Director General Grossi has repeatedly stressed that staff operating nuclear facilities must be able to rest and work in regular shifts, stating this is crucial for overall nuclear safety. Their capacity to make decisions free of undue pressure is among the seven indispensable pillars of nuclear safety and security he outlined at a meeting of the IAEA’s Board of Governors on 2 March, convened to address the safety, security and safeguards implications of the situation in Ukraine.

“I’m deeply concerned about the difficult and stressful situation facing staff at the Chornobyl nuclear power plant and the potential risks this entails for nuclear safety. I call on the forces in effective control of the site to urgently facilitate the safe rotation of personnel there,” he said today.

The handling of nuclear material at the Chornobyl NPP has been put on hold for the time being, the regulator added. The site, located in an Exclusion Zone, includes decommissioned reactors as well as radioactive waste facilities. The regulatory authority said it could only communicate with the plant via e-mail.

To help protect the country’s nuclear facilities, the Director General has expressed his readiness to travel to the Chornobyl NPP, or elsewhere, to secure the commitment to the safety and security of all Ukraine’s nuclear facilities from the parties of the conflict.

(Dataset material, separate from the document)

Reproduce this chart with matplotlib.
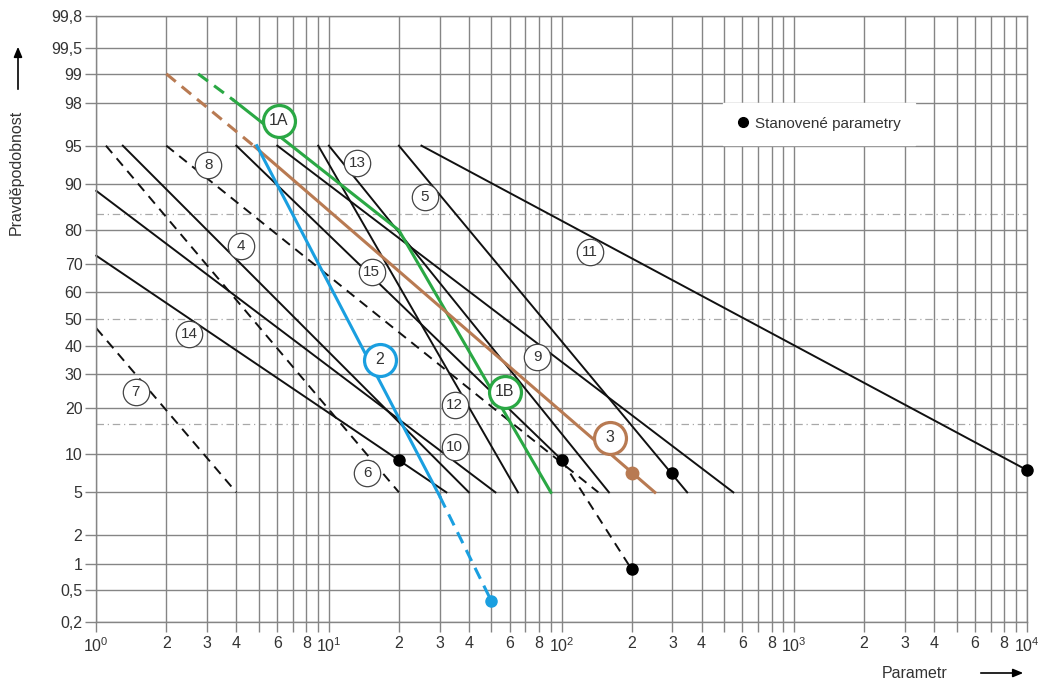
import numpy as np
import matplotlib
matplotlib.use("Agg")
import matplotlib.pyplot as plt
from matplotlib.lines import Line2D
from matplotlib.ticker import FixedLocator, FuncFormatter
from statistics import NormalDist

plt.rcParams['font.family'] = ['Liberation Sans', 'DejaVu Sans']
plt.rcParams['mathtext.fontset'] = 'custom'
plt.rcParams['mathtext.rm'] = 'Liberation Sans'
plt.rcParams['mathtext.it'] = 'Liberation Sans:italic'

# --- data (x = parametr, p = pravdepodobnost in %) ---
y_ticks = [0.2, 0.5, 1, 2, 5, 10, 20, 30, 40, 50, 60, 70, 80, 90, 95, 98, 99, 99.5, 99.8]
sigma_lines = [15.87, 50, 84.13]

# solid black lines: start (x, p) -> end (x, p)
black_x0 = [1.3, 1.0, 1.0, 4.0, 6.0, 9.0, 10.0, 20.0, 25.0]
black_p0 = [95, 88.8, 72.6, 95, 95, 95, 95, 95, 95]
black_x1 = [40, 52, 32, 100, 548, 65, 160, 347, 10000]
black_p1 = [5, 5, 5, 9.1, 5, 5, 5, 5, 7.6]

# dashed black lines
dash_x0 = [1.1, 1.0, 2.0, 100]
dash_p0 = [95, 46.5, 95, 9.1]
dash_x1 = [20, 4.0, 144, 200]
dash_p1 = [5, 5, 5, 0.88]

# green line 1A / 1B
green_dash_x = [2.74, 3.9]
green_dash_p = [99, 98.1]
green_x = [3.9, 20, 90]
green_p = [98.1, 80, 5]

# brown line 3
brown_dash_x = [2.0, 4.8]
brown_dash_p = [99, 94.9]
brown_x = [4.8, 252]
brown_p = [94.9, 5]
brown_dot_x = [200]
brown_dot_p = [7.2]

# blue line 2
blue_x = [4.9, 30]
blue_p = [95, 4.6]
blue_dash_x = [30, 50]
blue_dash_p = [4.6, 0.37]
blue_dot_x = [50]
blue_dot_p = [0.37]

# determined parameters (black dots)
dot_x = [20, 100, 200, 300, 10000]
dot_p = [9.1, 9.1, 0.88, 7.2, 7.6]

# circled line numbers
lab_text = ['4', '5', '6', '7', '8', '9', '10', '11', '12', '13', '14', '15']
lab_x = [4.19, 25.9, 14.6, 1.48, 3.03, 78.5, 34.8, 132, 34.8, 13.2, 2.51, 15.3]
lab_p = [75.6, 87.7, 7.2, 24.5, 92.8, 36, 11.3, 73.8, 20.8, 93.1, 44.5, 67.3]

clab_text = ['1A', '1B', '2', '3']
clab_x = [6.1, 57.1, 16.6, 161]
clab_p = [97.0, 24.5, 35, 13.0]

GREEN = '#2aa844'
BLUE = '#1a9fe0'
BROWN = '#b87a52'
clab_col = [GREEN, GREEN, BLUE, BROWN]

# --- normal probability scale ---
_nd = NormalDist()
_ppf = np.vectorize(_nd.inv_cdf, otypes=[float])
_cdf = np.vectorize(_nd.cdf, otypes=[float])


def prob_fwd(p):
    q = np.asarray(p, float) / 100.0
    q = np.where(np.isfinite(q), q, 0.5)
    q = np.clip(q, 1e-6, 1 - 1e-6)
    return _ppf(q)


def prob_inv(z):
    z = np.asarray(z, float)
    z = np.where(np.isfinite(z), z, 0.0)
    return _cdf(z) * 100.0


fig = plt.figure(figsize=(10.42, 6.82), dpi=100)
ax = fig.add_axes([96.3 / 1042, 1 - 622.3 / 682, 930.4 / 1042, 606.6 / 682])

ax.set_xscale('log')
ax.set_yscale('function', functions=(prob_fwd, prob_inv))
ax.set_xlim(1, 1e4)
ax.set_ylim(0.2, 99.8)

grid_col = '#858585'
txt_col = '#333333'

# x axis: decades + 2..9
ax.xaxis.set_major_locator(FixedLocator([1, 10, 100, 1000, 10000]))
ax.xaxis.set_minor_locator(FixedLocator([k * 10 ** d for d in range(4) for k in range(2, 10)]))
ax.xaxis.set_major_formatter(FuncFormatter(lambda v, pos: r'$10^{%d}$' % round(np.log10(v))))


def minor_fmt(v, pos):
    k = int(round(v / 10 ** np.floor(np.log10(v) + 1e-9)))
    return str(k) if k in (2, 3, 4, 6, 8) else ''


ax.xaxis.set_minor_formatter(FuncFormatter(minor_fmt))
ax.grid(True, which='both', axis='x', color=grid_col, lw=1.0, zorder=0)

ax.yaxis.set_major_locator(FixedLocator(y_ticks))
ax.yaxis.set_minor_locator(FixedLocator([]))
ax.yaxis.set_major_formatter(FuncFormatter(lambda v, pos: ('%g' % v).replace('.', ',')))
for v in y_ticks:
    if v != 50:
        ax.axhline(v, color=grid_col, lw=1.0, zorder=0.5)
for v in sigma_lines:
    ax.axhline(v, color='#a8a8a8', lw=0.9, ls=(0, (6, 3, 1, 3)), zorder=0.6)

ax.tick_params(which='both', direction='out', color=grid_col, labelcolor=txt_col,
               labelsize=11.5, width=1.0)
ax.tick_params(axis='y', length=8, pad=2)
ax.tick_params(axis='x', which='both', length=7, pad=3)
for s in ax.spines.values():
    s.set_color(grid_col)
    s.set_linewidth(1.0)

# --- lines ---
for x0, p0, x1, p1 in zip(black_x0, black_p0, black_x1, black_p1):
    ax.plot([x0, x1], [p0, p1], color='#111111', lw=1.4, zorder=2, clip_on=False)
for x0, p0, x1, p1 in zip(dash_x0, dash_p0, dash_x1, dash_p1):
    ax.plot([x0, x1], [p0, p1], color='#111111', lw=1.4, ls=(0, (5, 3.5)), zorder=2)

ax.plot(green_dash_x, green_dash_p, color=GREEN, lw=2.2, ls=(0, (4, 2.5)), zorder=3)
ax.plot(green_x, green_p, color=GREEN, lw=2.2, zorder=3)
ax.plot(brown_dash_x, brown_dash_p, color=BROWN, lw=2.2, ls=(0, (4, 2.5)), zorder=3)
ax.plot(brown_x, brown_p, color=BROWN, lw=2.2, zorder=3)
ax.plot(blue_x, blue_p, color=BLUE, lw=2.2, zorder=3)
ax.plot(blue_dash_x, blue_dash_p, color=BLUE, lw=2.2, ls=(0, (4, 2.5)), zorder=3)

ax.plot(dot_x, dot_p, 'o', color='black', ms=8, zorder=4, clip_on=False)
ax.plot(brown_dot_x, brown_dot_p, 'o', color=BROWN, ms=9, zorder=4)
ax.plot(blue_dot_x, blue_dot_p, 'o', color=BLUE, ms=8, zorder=4)

# --- circled labels ---
for t, x, p in zip(lab_text, lab_x, lab_p):
    ax.plot([x], [p], 'o', ms=19, mfc='white', mec='#444444', mew=0.9, zorder=5)
    ax.text(x, p, t, ha='center', va='center', fontsize=11, color=txt_col, zorder=6)
for t, x, p, c in zip(clab_text, clab_x, clab_p, clab_col):
    ax.plot([x], [p], 'o', ms=23, mfc='white', mec=c, mew=2.3, zorder=5)
    ax.text(x, p, t, ha='center', va='center', fontsize=11.5, color=txt_col, zorder=6)

# --- legend ---
handle = Line2D([], [], marker='o', color='black', ls='none', ms=7)
leg = ax.legend([handle], ['Stanovené parametry'], loc='upper left',
                bbox_to_anchor=(723 / 1042, 1 - 103 / 682), bbox_transform=fig.transFigure,
                frameon=True, fancybox=False, edgecolor='white', framealpha=1,
                fontsize=11, borderpad=0.9, handletextpad=0.4, handlelength=0.8,
                borderaxespad=0)
leg.set_zorder(7)
for t in leg.get_texts():
    t.set_color(txt_col)

# --- axis titles with arrows ---
fig.text(16 / 1042, 1 - 172 / 682, 'Pravděpodobnost', rotation=90, ha='center', va='center',
         fontsize=11.5, color=txt_col)
fig.text(915 / 1042, 1 - 673 / 682, 'Parametr', ha='center', va='center',
         fontsize=11.5, color=txt_col)
fig.patches.append(matplotlib.patches.FancyArrowPatch(
    (18 / 1042, 1 - 92 / 682), (18 / 1042, 1 - 44 / 682), transform=fig.transFigure,
    arrowstyle='-|>,head_length=6,head_width=2.5', color='black', lw=1.2))
fig.patches.append(matplotlib.patches.FancyArrowPatch(
    (978 / 1042, 1 - 673 / 682), (1026 / 1042, 1 - 673 / 682), transform=fig.transFigure,
    arrowstyle='-|>,head_length=6,head_width=2.5', color='black', lw=1.2))

fig.savefig('out.png', dpi=100)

The Director General also indicated that remote data transmission from safeguards monitoring systems installed at the Chornobyl NPP had been lost. The Agency is looking into the status of safeguards monitoring systems in other locations in Ukraine and will provide further information soon. 

Regarding the status of Ukraine’s operational nuclear power plants, the regulator said eight of the country’s 15 reactors were operating, including two at the Zaporizhzhya NPP controlled since last week by Russian forces, and that the plants’ personnel were working in shifts. Radiation levels at the sites were normal, it said.